→ Requirements:
Find each line with the string "this" and copy it.

→ Supplied data:
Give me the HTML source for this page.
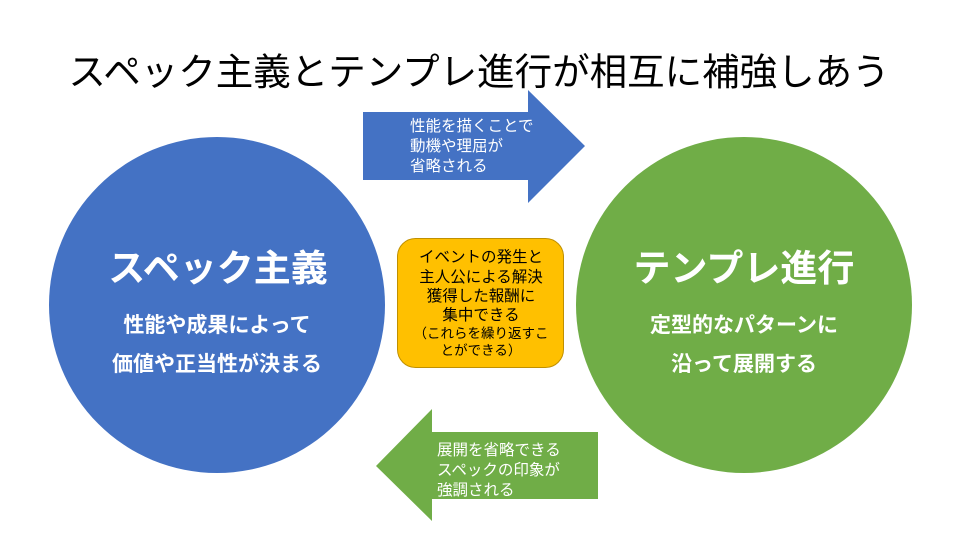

--

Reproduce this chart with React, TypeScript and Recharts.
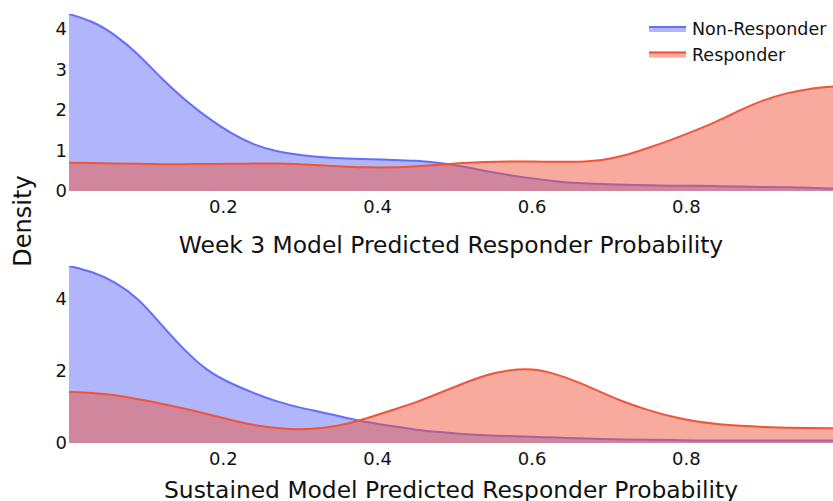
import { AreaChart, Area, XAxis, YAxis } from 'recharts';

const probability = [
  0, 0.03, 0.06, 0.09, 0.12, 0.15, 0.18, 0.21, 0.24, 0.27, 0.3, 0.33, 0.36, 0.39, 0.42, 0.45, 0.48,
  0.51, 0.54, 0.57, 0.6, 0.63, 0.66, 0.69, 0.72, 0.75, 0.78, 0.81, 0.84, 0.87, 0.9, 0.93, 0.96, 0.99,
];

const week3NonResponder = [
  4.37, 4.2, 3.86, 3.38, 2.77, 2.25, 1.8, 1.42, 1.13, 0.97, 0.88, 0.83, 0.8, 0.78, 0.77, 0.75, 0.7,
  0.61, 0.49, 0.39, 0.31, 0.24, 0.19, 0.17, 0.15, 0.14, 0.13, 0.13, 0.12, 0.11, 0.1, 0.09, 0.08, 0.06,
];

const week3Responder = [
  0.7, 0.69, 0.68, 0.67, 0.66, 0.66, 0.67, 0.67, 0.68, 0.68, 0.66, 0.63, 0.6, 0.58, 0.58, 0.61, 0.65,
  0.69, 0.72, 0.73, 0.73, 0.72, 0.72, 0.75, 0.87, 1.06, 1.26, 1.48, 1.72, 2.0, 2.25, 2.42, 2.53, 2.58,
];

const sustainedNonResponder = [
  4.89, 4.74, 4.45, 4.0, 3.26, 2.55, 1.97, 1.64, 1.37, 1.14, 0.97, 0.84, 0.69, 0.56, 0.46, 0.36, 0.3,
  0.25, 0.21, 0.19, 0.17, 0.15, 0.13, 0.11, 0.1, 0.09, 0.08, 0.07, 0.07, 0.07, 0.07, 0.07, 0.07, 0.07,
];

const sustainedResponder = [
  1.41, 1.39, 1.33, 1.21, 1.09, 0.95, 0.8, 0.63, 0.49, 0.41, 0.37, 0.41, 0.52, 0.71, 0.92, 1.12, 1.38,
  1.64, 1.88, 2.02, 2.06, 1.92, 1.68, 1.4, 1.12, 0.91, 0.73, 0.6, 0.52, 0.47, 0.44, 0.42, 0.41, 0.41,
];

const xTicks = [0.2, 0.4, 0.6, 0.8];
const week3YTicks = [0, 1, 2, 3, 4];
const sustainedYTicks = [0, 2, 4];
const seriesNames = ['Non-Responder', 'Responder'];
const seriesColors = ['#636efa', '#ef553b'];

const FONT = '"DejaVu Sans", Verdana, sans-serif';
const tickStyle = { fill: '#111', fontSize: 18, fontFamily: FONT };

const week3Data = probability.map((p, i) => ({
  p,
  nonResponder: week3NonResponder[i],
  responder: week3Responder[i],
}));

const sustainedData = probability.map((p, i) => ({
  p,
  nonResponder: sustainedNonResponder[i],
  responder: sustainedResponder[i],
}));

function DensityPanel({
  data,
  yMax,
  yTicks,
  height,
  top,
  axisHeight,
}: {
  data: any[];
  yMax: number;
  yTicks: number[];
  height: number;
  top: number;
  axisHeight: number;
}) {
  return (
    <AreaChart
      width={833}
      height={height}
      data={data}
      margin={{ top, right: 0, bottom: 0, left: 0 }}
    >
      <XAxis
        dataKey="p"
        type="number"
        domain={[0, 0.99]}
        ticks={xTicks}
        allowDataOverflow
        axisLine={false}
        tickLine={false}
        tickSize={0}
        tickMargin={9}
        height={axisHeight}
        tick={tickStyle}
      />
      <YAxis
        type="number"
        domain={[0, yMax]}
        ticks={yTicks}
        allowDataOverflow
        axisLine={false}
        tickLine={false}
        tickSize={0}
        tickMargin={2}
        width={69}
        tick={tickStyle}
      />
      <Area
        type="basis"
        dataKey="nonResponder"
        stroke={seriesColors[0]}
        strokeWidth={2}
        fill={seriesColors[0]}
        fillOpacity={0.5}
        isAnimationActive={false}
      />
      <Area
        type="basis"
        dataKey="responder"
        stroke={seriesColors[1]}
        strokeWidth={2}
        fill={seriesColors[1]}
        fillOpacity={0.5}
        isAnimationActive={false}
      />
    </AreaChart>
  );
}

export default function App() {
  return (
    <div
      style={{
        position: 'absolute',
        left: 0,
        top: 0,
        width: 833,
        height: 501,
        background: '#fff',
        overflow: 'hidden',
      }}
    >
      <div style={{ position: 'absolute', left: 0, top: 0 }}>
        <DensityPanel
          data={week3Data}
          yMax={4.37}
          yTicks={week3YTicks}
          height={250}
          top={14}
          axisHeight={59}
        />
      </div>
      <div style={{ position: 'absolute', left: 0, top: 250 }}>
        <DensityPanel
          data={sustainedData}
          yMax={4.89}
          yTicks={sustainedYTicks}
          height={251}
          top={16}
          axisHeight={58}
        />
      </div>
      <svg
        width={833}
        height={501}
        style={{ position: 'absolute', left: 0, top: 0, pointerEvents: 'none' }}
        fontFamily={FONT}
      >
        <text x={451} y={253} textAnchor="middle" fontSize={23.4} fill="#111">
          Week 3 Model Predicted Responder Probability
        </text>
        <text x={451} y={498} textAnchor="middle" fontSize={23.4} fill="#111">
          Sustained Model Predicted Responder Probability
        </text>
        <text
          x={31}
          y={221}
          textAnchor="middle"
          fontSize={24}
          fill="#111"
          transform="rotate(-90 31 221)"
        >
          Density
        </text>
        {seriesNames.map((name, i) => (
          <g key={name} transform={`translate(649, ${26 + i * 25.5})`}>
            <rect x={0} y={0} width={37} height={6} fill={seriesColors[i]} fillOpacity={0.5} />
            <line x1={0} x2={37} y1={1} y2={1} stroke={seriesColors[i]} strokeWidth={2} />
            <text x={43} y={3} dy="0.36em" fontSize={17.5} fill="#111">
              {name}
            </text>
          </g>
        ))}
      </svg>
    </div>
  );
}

---

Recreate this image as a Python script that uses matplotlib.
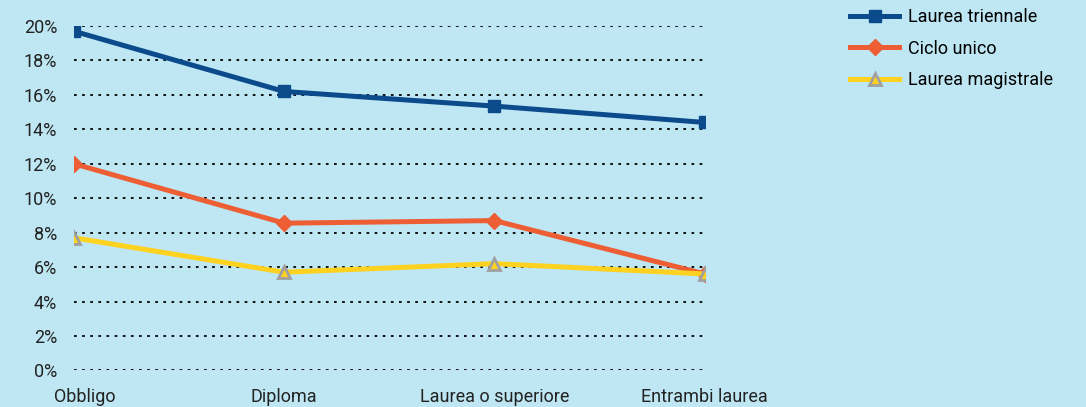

→ Problem solution:
Give me the HTML source for this page.
Reproduce this chart with React, TypeScript and Recharts.
Recreate this image as a Python script that uses matplotlib.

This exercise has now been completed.